Education

Louisiana’s New Governor Is Abandoning Bobby Jindal’s Common Core Lawsuit

CREDIT: Gerald Herbert, AP

iN 2012, Louisiana Gov. Bobby Jindal talks about the oil spill as he flies over the Deepwater Horizon oil spill site in the Gulf of Mexico, off the Louisiana coast. Jindal is finishing his final days as Louisiana’s governor.

Louisiana Gov. John Bel Edwards (D) won’t continue the state’s lawsuit against the U.S. Department of Education over the Common Core state standards, the Associated Press reported on Thursday.

“It does not benefit students to continue to use time and resources to pursue litigation that no longer has any bearing on classrooms in Louisiana… Instead, we need to focus on doing everything possible to provide students and teachers with the support they need to ensure a quality educational system,” Edwards said in a statement published by the AP.

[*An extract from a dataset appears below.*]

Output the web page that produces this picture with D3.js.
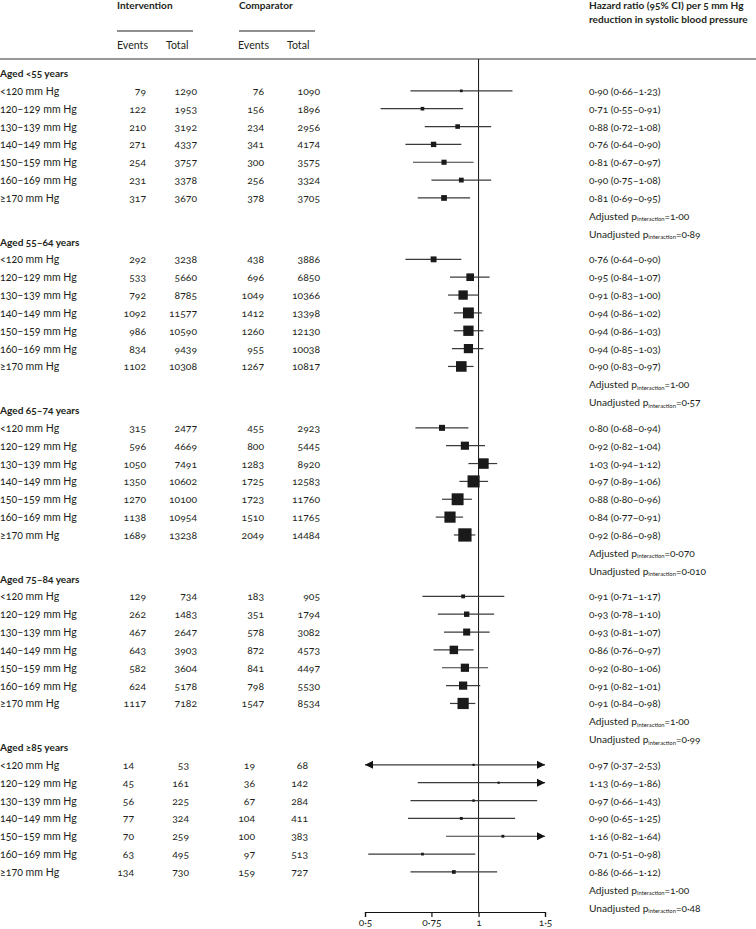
<!DOCTYPE html>
<html>
<head>
<meta charset="utf-8">
<script src="https://cdn.jsdelivr.net/npm/d3@7"></script>
<style>
  html, body { margin: 0; padding: 0; background: #fff; }
  svg { display: block; font-family: Lato, "Noto Sans", sans-serif; font-variant-numeric: oldstyle-nums; }
  text { fill: #231f20; }
</style>
</head>
<body>
<svg id="chart" width="756" height="929"></svg>
<script>
// ---------------- DATA ----------------
const groups = ["Aged <55 years", "Aged 55–64 years", "Aged 65–74 years", "Aged 75–84 years", "Aged ≥85 years"];
const bpCategories = ["<120 mm Hg", "120–129 mm Hg", "130–139 mm Hg", "140–149 mm Hg", "150–159 mm Hg", "160–169 mm Hg", "≥170 mm Hg"];

const interventionEvents = [
  [79, 122, 210, 271, 254, 231, 317],
  [292, 533, 792, 1092, 986, 834, 1102],
  [315, 596, 1050, 1350, 1270, 1138, 1689],
  [129, 262, 467, 643, 582, 624, 1117],
  [14, 45, 56, 77, 70, 63, 134]
];
const interventionTotal = [
  [1290, 1953, 3192, 4337, 3757, 3378, 3670],
  [3238, 5660, 8785, 11577, 10590, 9439, 10308],
  [2477, 4669, 7491, 10602, 10100, 10954, 13238],
  [734, 1483, 2647, 3903, 3604, 5178, 7182],
  [53, 161, 225, 324, 259, 495, 730]
];
const comparatorEvents = [
  [76, 156, 234, 341, 300, 256, 378],
  [438, 696, 1049, 1412, 1260, 955, 1267],
  [455, 800, 1283, 1725, 1723, 1510, 2049],
  [183, 351, 578, 872, 841, 798, 1547],
  [19, 36, 67, 104, 100, 97, 159]
];
const comparatorTotal = [
  [1090, 1896, 2956, 4174, 3575, 3324, 3705],
  [3886, 6850, 10366, 13398, 12130, 10038, 10817],
  [2923, 5445, 8920, 12583, 11760, 11765, 14484],
  [905, 1794, 3082, 4573, 4497, 5530, 8534],
  [68, 142, 284, 411, 383, 513, 727]
];
const hazardRatio = [
  [0.90, 0.71, 0.88, 0.76, 0.81, 0.90, 0.81],
  [0.76, 0.95, 0.91, 0.94, 0.94, 0.94, 0.90],
  [0.80, 0.92, 1.03, 0.97, 0.88, 0.84, 0.92],
  [0.91, 0.93, 0.93, 0.86, 0.92, 0.91, 0.91],
  [0.97, 1.13, 0.97, 0.90, 1.16, 0.71, 0.86]
];
const ciLower = [
  [0.66, 0.55, 0.72, 0.64, 0.67, 0.75, 0.69],
  [0.64, 0.84, 0.83, 0.86, 0.86, 0.85, 0.83],
  [0.68, 0.82, 0.94, 0.89, 0.80, 0.77, 0.86],
  [0.71, 0.78, 0.81, 0.76, 0.80, 0.82, 0.84],
  [0.37, 0.69, 0.66, 0.65, 0.82, 0.51, 0.66]
];
const ciUpper = [
  [1.23, 0.91, 1.08, 0.90, 0.97, 1.08, 0.95],
  [0.90, 1.07, 1.00, 1.02, 1.03, 1.03, 0.97],
  [0.94, 1.04, 1.12, 1.06, 0.96, 0.91, 0.98],
  [1.17, 1.10, 1.07, 0.97, 1.06, 1.01, 0.98],
  [2.53, 1.86, 1.43, 1.25, 1.64, 0.98, 1.12]
];
const pAdjusted = ["1·00", "1·00", "0·070", "1·00", "1·00"];
const pUnadjusted = ["0·89", "0·57", "0·010", "0·99", "0·48"];
const axisTicks = [0.5, 0.75, 1, 1.5];
const axisTickLabels = ["0·5", "0·75", "1", "1·5"];

// ---------------- LAYOUT ----------------
const svg = d3.select("#chart");
const FS = 10.6;      // regular labels
const FSB = 10.1;     // bold headings
const FSN = 10.4;     // numbers
const FSR = 10.2;     // right-hand text
const ink = "#231f20";
const lineCol = "#3a3a3a";

const x = d3.scaleLog().domain([0.5, 1.5]).range([365, 545]);
const slotsPerGroup = 9.44;
const totalSlots = (groups.length - 1) * slotsPerGroup + 9;
const y = d3.scaleLinear().domain([0, totalSlots]).range([73, 73 + totalSlots * 17.85]);
const axisY = 912;
const topRuleY = 59;

const sizeScale = d3.scaleSqrt().domain([0, 3738]).range([0, 13.3]);

const dec = v => d3.format(".2f")(v).replace(".", "·");
const fmtN = d3.format("d");

// header
const colInt = 117, colComp = 239;
svg.append("text").attr("x", colInt).attr("y", 5).attr("dominant-baseline", "central")
  .attr("font-size", FSB).attr("font-weight", "bold").text("Intervention");
svg.append("text").attr("x", colComp).attr("y", 5).attr("dominant-baseline", "central")
  .attr("font-size", FSB).attr("font-weight", "bold").text("Comparator");
[[117, 193], [239, 315]].forEach(([a, b]) => {
  svg.append("line").attr("x1", a).attr("x2", b).attr("y1", 31).attr("y2", 31)
    .attr("stroke", ink).attr("stroke-width", 1);
});
[["Events", 117], ["Total", 166], ["Events", 238], ["Total", 287]].forEach(([t, xx]) => {
  svg.append("text").attr("x", xx).attr("y", 45).attr("dominant-baseline", "central")
    .attr("font-size", FS).text(t);
});
svg.append("text").attr("x", 589).attr("y", 5).attr("dominant-baseline", "central")
  .attr("font-size", FSB).attr("font-weight", "bold").text("Hazard ratio (95% CI) per 5 mm Hg");
svg.append("text").attr("x", 589).attr("y", 19).attr("dominant-baseline", "central")
  .attr("font-size", FSB).attr("font-weight", "bold").text("reduction in systolic blood pressure");

svg.append("line").attr("x1", 0).attr("x2", 756).attr("y1", topRuleY).attr("y2", topRuleY)
  .attr("stroke", "#333").attr("stroke-width", 1);

// reference line at HR = 1
svg.append("line").attr("x1", x(1)).attr("x2", x(1)).attr("y1", topRuleY).attr("y2", axisY)
  .attr("stroke", "#111").attr("stroke-width", 1);

// number columns (right edges)
const numCols = [146, 197, 264, 320];
const numColsLast = [134, 189, 255, 308];

groups.forEach((g, gi) => {
  const base = gi * slotsPerGroup;
  const G = svg.append("g");
  G.append("text").attr("x", 0).attr("y", y(base)).attr("dominant-baseline", "central")
    .attr("font-size", FSB).attr("font-weight", "bold").text(g);

  bpCategories.forEach((cat, ri) => {
    const yy = y(base + ri + 1);
    G.append("text").attr("x", 0).attr("y", yy).attr("dominant-baseline", "central")
      .attr("font-size", FS).text(cat);
    const vals = [interventionEvents[gi][ri], interventionTotal[gi][ri], comparatorEvents[gi][ri], comparatorTotal[gi][ri]];
    const cols = gi === groups.length - 1 ? numColsLast : numCols;
    vals.forEach((v, ci) => {
      G.append("text").attr("x", cols[ci]).attr("y", yy).attr("dominant-baseline", "central")
        .attr("text-anchor", "end").attr("font-size", FSN).text(fmtN(v));
    });

    // CI line
    const lo = ciLower[gi][ri], hi = ciUpper[gi][ri], hr = hazardRatio[gi][ri];
    const [d0, d1] = x.domain();
    const xl = x(Math.max(lo, d0)), xh = x(Math.min(hi, d1));
    G.append("line").attr("x1", xl).attr("x2", xh).attr("y1", yy).attr("y2", yy)
      .attr("stroke", lineCol).attr("stroke-width", 1.2);
    if (hi > d1) {
      G.append("path").attr("d", `M${xh},${yy} L${xh - 8},${yy - 4} L${xh - 8},${yy + 4} Z`).attr("fill", "#111");
    }
    if (lo < d0) {
      G.append("path").attr("d", `M${xl},${yy} L${xl + 8},${yy - 4} L${xl + 8},${yy + 4} Z`).attr("fill", "#111");
    }
    const s = Math.max(2.2, sizeScale(interventionEvents[gi][ri] + comparatorEvents[gi][ri]));
    G.append("rect").attr("x", x(hr) - s / 2).attr("y", yy - s / 2).attr("width", s).attr("height", s)
      .attr("fill", "#1a1a1a");

    G.append("text").attr("x", 589).attr("y", yy).attr("dominant-baseline", "central")
      .attr("font-size", FSR).text(`${dec(hr)} (${dec(lo)}–${dec(hi)})`);
  });

  [["Adjusted p", pAdjusted[gi], 8], ["Unadjusted p", pUnadjusted[gi], 9]].forEach(([lab, p, slot]) => {
    const t = G.append("text").attr("x", 589).attr("y", y(base + slot)).attr("dominant-baseline", "central")
      .attr("font-size", FSR);
    t.append("tspan").text(lab);
    t.append("tspan").attr("font-size", 5.8).attr("dy", 2.5).text("interaction");
    t.append("tspan").attr("dy", -2.5).text("=" + p);
  });
});

// axis
const axis = d3.axisBottom(x).tickValues(axisTicks)
  .tickFormat((d, i) => axisTickLabels[i]).tickSize(5).tickPadding(2);
const ax = svg.append("g").attr("transform", `translate(0,${axisY})`).call(axis);
ax.selectAll("path, line").attr("stroke", "#111").attr("stroke-width", 1.2);
ax.selectAll("text").attr("font-size", FSR).attr("font-family", "Lato, sans-serif").attr("fill", ink);
</script>
</body>
</html>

Former Louisiana Gov. Bobby Jindal (R), who dropped his presidential bid in the fall of last year, filed the lawsuit in 2014. Jindal’s lawsuit argued that the federal government was using its Race to the Top money to pressure states into adopting the standards and in doing so reached “far beyond the intentions of Congress.” It also asserted that the initiative is responsible for “federal direction or control of curriculum” and that the Obama administration’s actions violate the 10th amendment.

However, participation in the grant programs is completely optional, and states that have dropped the standards did not actually lose their grants.

Shelly Dick, U.S. District Court Judge for the Middle District of Louisiana, did not agree with Jindal’s argument, and denied his lawsuit last year. She said that even if standards were mandated — which they weren’t — the federal government would not have violated states’ rights since it was not a mandated curriculum, according to the Times-Picayune.

In addition to the points Dick made regarding Common Core implementation, a rewrite of the No Child Left Behind law — called the Every Student Succeeds Act — passed last year to alleviate concerns, mostly from conservatives, about a “federal takeover” of schools under Common Core. The legislation makes it clear that the federal government can’t mandate or provide incentives for states to adopt or maintain a certain set of academic standards.

Edwards is eliminating the $375,000 contract for Jimmy Faircloth, the lawyer who argued the case, the AP reported.

Jindal has not always been opposed to Common Core. He pushed for the implementation of the standards in Louisiana and signed them into law. In fact, he fought to make implementation easier, despite the fact that state education officials were concerned about a political dust-up.

UPDATE FEB 10, 2016 12:58 PM

Despite the governor's decision, Louisiana Attorney General Jeff Landry said he should be able to continue to pursue the lawsuit, The Associated Press reported.